También vale la pena destacar que si cargo las tintas sobre D’Elía y sus aliados es porque en la actualidad son quienes detentan un evidente poder político, y gozan de los favores presidenciales. No me extrañaría que mañana Alberto Kohan, Carlos Corach o Fernando de las Rúa –tres dirigentes caídos irremediablemente en desgracia, y por excelentes razones- terminaran presos por no usar el cinturón de seguridad, o hacerle burla a una maestra jardinera. La politizada justicia argentina suele ser bastante estricta a la hora de hacer leña de árboles que andan por el suelo, pero quizá es un poco más morosa si tiene que hacerle una boleta por mal estacionamiento a la Primera Dama. A nadie le cuesta encontrar, en diferentes momentos de nuestra historia, ciertas categorías sociales que han disfrutado el privilegio de ubicarse por encima de la ley y la justicia: empresarios, militares, sindicalistas, y todos los amigos del gobierno de turno suelen encontrarse entre los agraciados.

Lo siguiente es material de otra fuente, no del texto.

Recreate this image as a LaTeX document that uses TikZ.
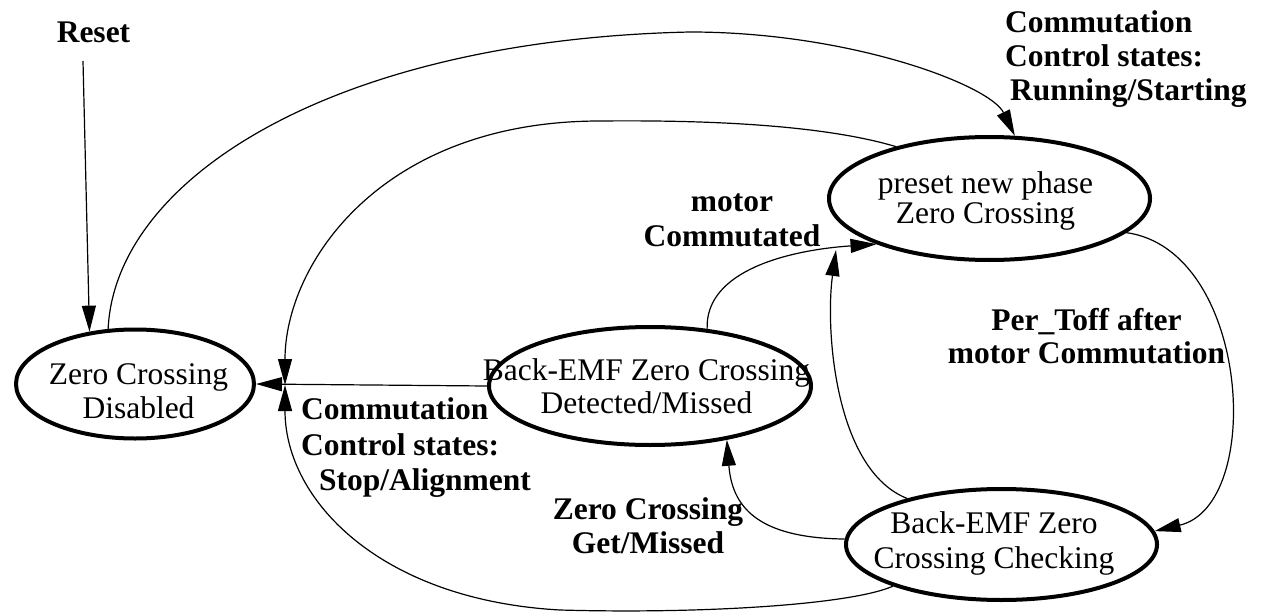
\documentclass[tikz,border=0pt]{standalone}
\usepackage{fontspec}
\setmainfont{Liberation Serif}
\usetikzlibrary{arrows.meta,shapes.geometric}
\tikzset{
  state/.style={ellipse, draw, line width=4pt, inner sep=0pt},
  txt/.style={inner sep=0pt, align=center, font=\fontsize{31.5}{#1}\selectfont},
  txt/.default=34,
  lbl/.style={inner sep=0pt, align=center, font=\fontsize{31.5}{#1}\selectfont\bfseries},
  lbl/.default=34,
  conn/.style={line width=1.2pt, -{Triangle[length=26pt,width=14pt]}},
}
\begin{document}
\begin{tikzpicture}[x=1pt,y=-1pt]
\useasboundingbox (0,0) rectangle (1261,615);
% states
\node[state, minimum width=238pt, minimum height=109pt] (Z) at (135,384) {};
\node[state, minimum width=322pt, minimum height=118pt] (D) at (650,386) {};
\node[state, minimum width=321pt, minimum height=123pt] (P) at (989.5,198.5) {};
\node[state, minimum width=311pt, minimum height=111pt] (C) at (1001.5,544.5) {};
% state texts
\node[txt] (Zt) at (138.5,391) {Zero Crossing\\Disabled};
\node[txt=30] (Pt) at (985.5,200.7) {preset new phase\\Zero Crossing};
\node[txt=33] (Dt) at (646.5,386) {Back-EMF Zero Crossing\\Detected/Missed};
\node[txt=35] (Ct) at (994,543) {Back-EMF Zero\\Crossing Checking};
% labels
\node[lbl] (reset) at (93.5,32.4) {Reset};
\node[lbl, align=left, anchor=west] (lrun) at (1005,58.6) {Commutation\\Control states:\\\hspace*{5pt}Running/Starting};
\node[lbl=35.5, align=left, anchor=west] (lstop) at (301,448) {Commutation\\Control states:\\\hspace*{18pt}Stop/Alignment};
\node[lbl=35] (lmotor) at (732,220.5) {motor\\Commutated};
\node[lbl=33] (lper) at (1086.5,335.7) {Per\_Toff after\\motor Commutation};
\node[lbl] (lzc) at (648,525.4) {Zero Crossing\\Get/Missed};
% free ends
\coordinate (r0) at (83,61);
\coordinate (j) at (285,385);
\coordinate (m) at (836,250);
% connectors
\draw[conn] (r0) -- (Z.131);
\draw[conn] (Z.116) .. controls (115,180) and (330,40) .. (690,32)
            .. controls (850,32) and (990,85) .. (P.68);
\draw[conn] (P.151) .. controls (820,124) and (700,120) .. (600,121)
            .. controls (380,121) and (285,265) .. (j);
\draw[conn] (D.west) -- (Z.east);
\draw[conn] (C.201) .. controls (850,605) and (700,614) .. (560,610)
            .. controls (380,600) and (285,500) .. (j);
\draw[conn] (D.45) .. controls (705,270) and (790,250) .. (P.202);
\draw[conn] (C.154) .. controls (835,470) and (825,330) .. (m);
\draw[conn] (P.346) .. controls (1250,250) and (1265,505) .. (C.5);
\draw[conn] (C.178) .. controls (755,538) and (732,505) .. (D.325);
\end{tikzpicture}
\end{document}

En definitiva, incumplir la ley, promover ostensiblemente su incumplimiento, y aplicarla sesgadamente son males que a la larga agravan todos nuestros problemas, y no solucionan ninguno de los padecimientos que nos aquejan. Nos llevó buena parte del siglo XX comprender que era mejor para todos respetar el orden democrático que no hacerlo. ¿Nos llevará otra centuria promover el respeto al estado de derecho?
*El Dr. Antonio Camou es Director del Departamento de Sociología de la UNLP y Profesor de la Maestría en Administración y Políticas Públicas de la Universidad de San Andrés.